RHB senior economist Barnabas Gan, who maintained his full-year inflation forecasts, expects headline and core inflation momentum to decelerate towards the year-end as commodity price pressures dissipate. He sees core inflation still staying above the symbolic 2 per cent handle, with headline inflation easing to around 6 per cent.
Barclays economist Brian Tan reduced his 2022 headline inflation forecast to 6.2 per cent from 6.3 per cent, but raised his 2023 forecast to 5.6 per cent from 5.4 per cent. He expects headline inflation to moderate to 3.8 per cent by 2024.
He expects core inflation to be 4.2 per cent in both 2022 and 2023 – though the GST hike will likely raise this to a peak of 5.8 per cent in February 2023 – before moderating to 3.2 per cent in 2024.
Food inflation rose to 6.9 per cent in September, up from 6.4 per cent in August. Inflation rates also rose for accommodation; services; and retail and other goods. Electricity and gas inflation stayed steady at 23.9 per cent.
But private transport inflation moderated to 22.3 per cent, slowing from 24. 1 per cent in August, due to a slower pace of increase in car and petrol prices.

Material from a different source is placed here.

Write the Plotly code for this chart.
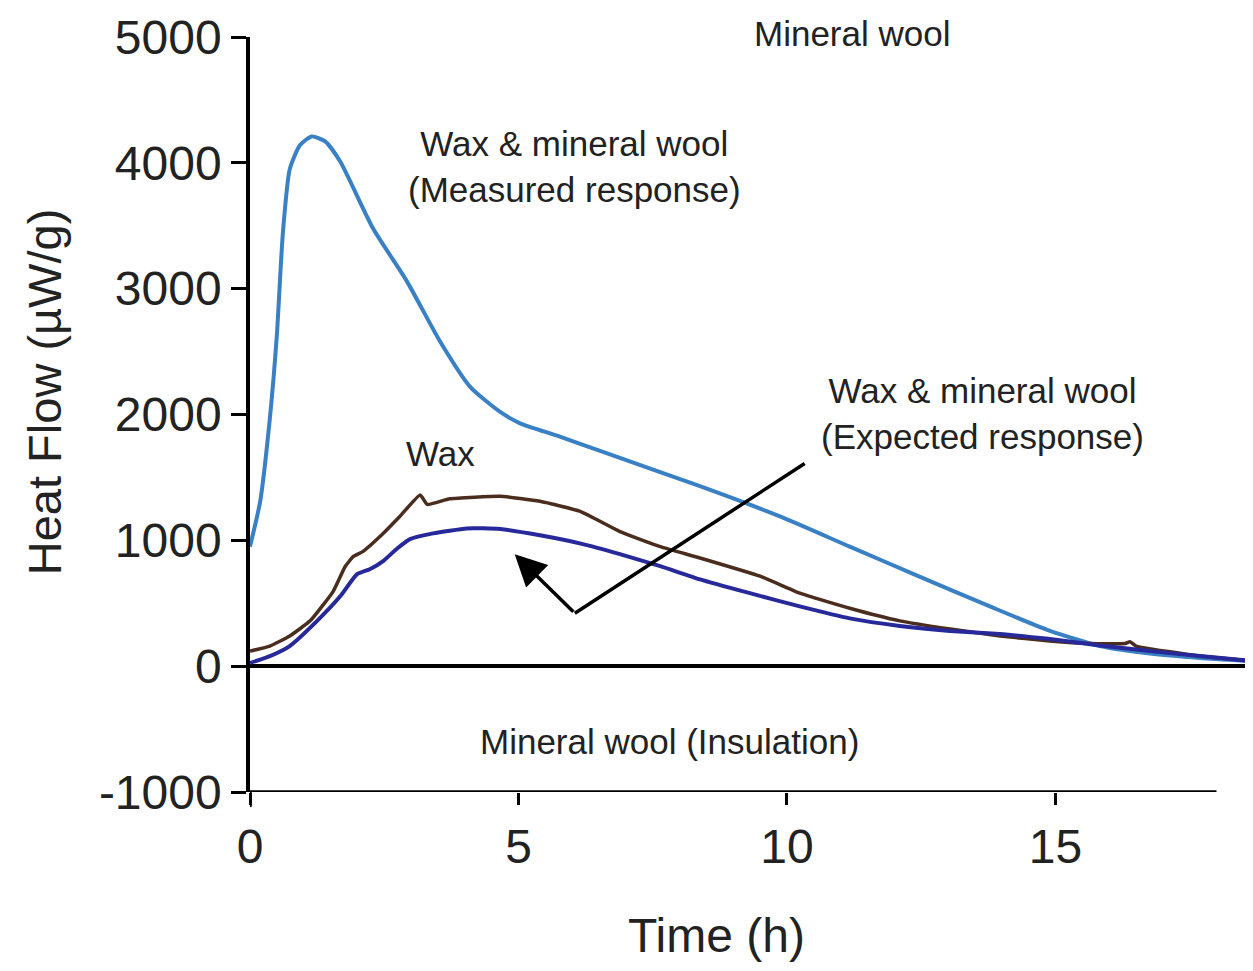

On a month-on-month basis, core CPI and headline CPI increased by 0.5 per cent and 0.4 per cent respectively.
MAS and MTI expect imported inflation “to remain significant for some time”, while domestically, firms are expected to pass through rises in import, labour and other business costs to consumer prices “amid resilient demand”.
Maybank economists Chua Hak Bin and Lee Ju Ye noted that the wage-price spiral – when rising wage costs push companies to raise prices for consumers, which in turn leads workers to demand higher pay – may intensify in the coming quarters, as the Progressive Wage Model is expanded to cover food services, waste management and occupational sectors from March 1 of next year.
They also expect accommodation costs to continue rising, pushed up by returning non-resident workers, delays in property completion and possibly higher demand from property sellers going through the 15-month HDB wait out period.
UOB kept its headline and core inflation forecasts unchanged at 6 per cent and 4.2 per cent respectively. For 2023, they expect headline and core inflation to be 5 per cent and 4 per cent respectively, or 4 per cent and 3 per cent respectively if excluding the 2023 GST impact.
OCBC chief economist and head of treasury research and strategy Selena Ling noted that inflation is likely to remain an important consideration in the upcoming Budget 2023 and the next MAS policy meeting in April, “with more cost-of-living relief and further monetary policy tightening potentially still on the table”.
In April, Maybank’s Chua and Lee expect another upward re-centering of the Singapore dollar nominal effective exchange rate (S$NEER), similar to what the MAS did in October. Their model suggests that the S$NEER “is currently trading at about 1.1 per cent above the mid-point of the new re-centered band, with room left for further appreciation”.
RHB’s Gan instead expects the MAS to slightly steepen the S$NEER gradient by 0.5 per cent, while not changing its width and level at which it is centred.
Citi analyst Kit Wei Zheng is not ruling out an off-cycle move in January if Q4 data points to sufficiently large upside surprises to MAS’s forecasts.
“Historically, off-cycle moves were preceded by surprises of 40-50 basis points in the preceding quarter but the threshold could be lowered if MAS deems tightening needs to be front-loaded to further reduce risks of second round effects from the GST hike,” he said.
*Amendment note: An earlier version of this article incorrectly stated that excluding the transitory effects of the GST hike next year, headline inflation is expected to come in at 4.5-5.6 per cent. It is in fact 4.5-5.5 per cent. The article above has been revised to reflect this.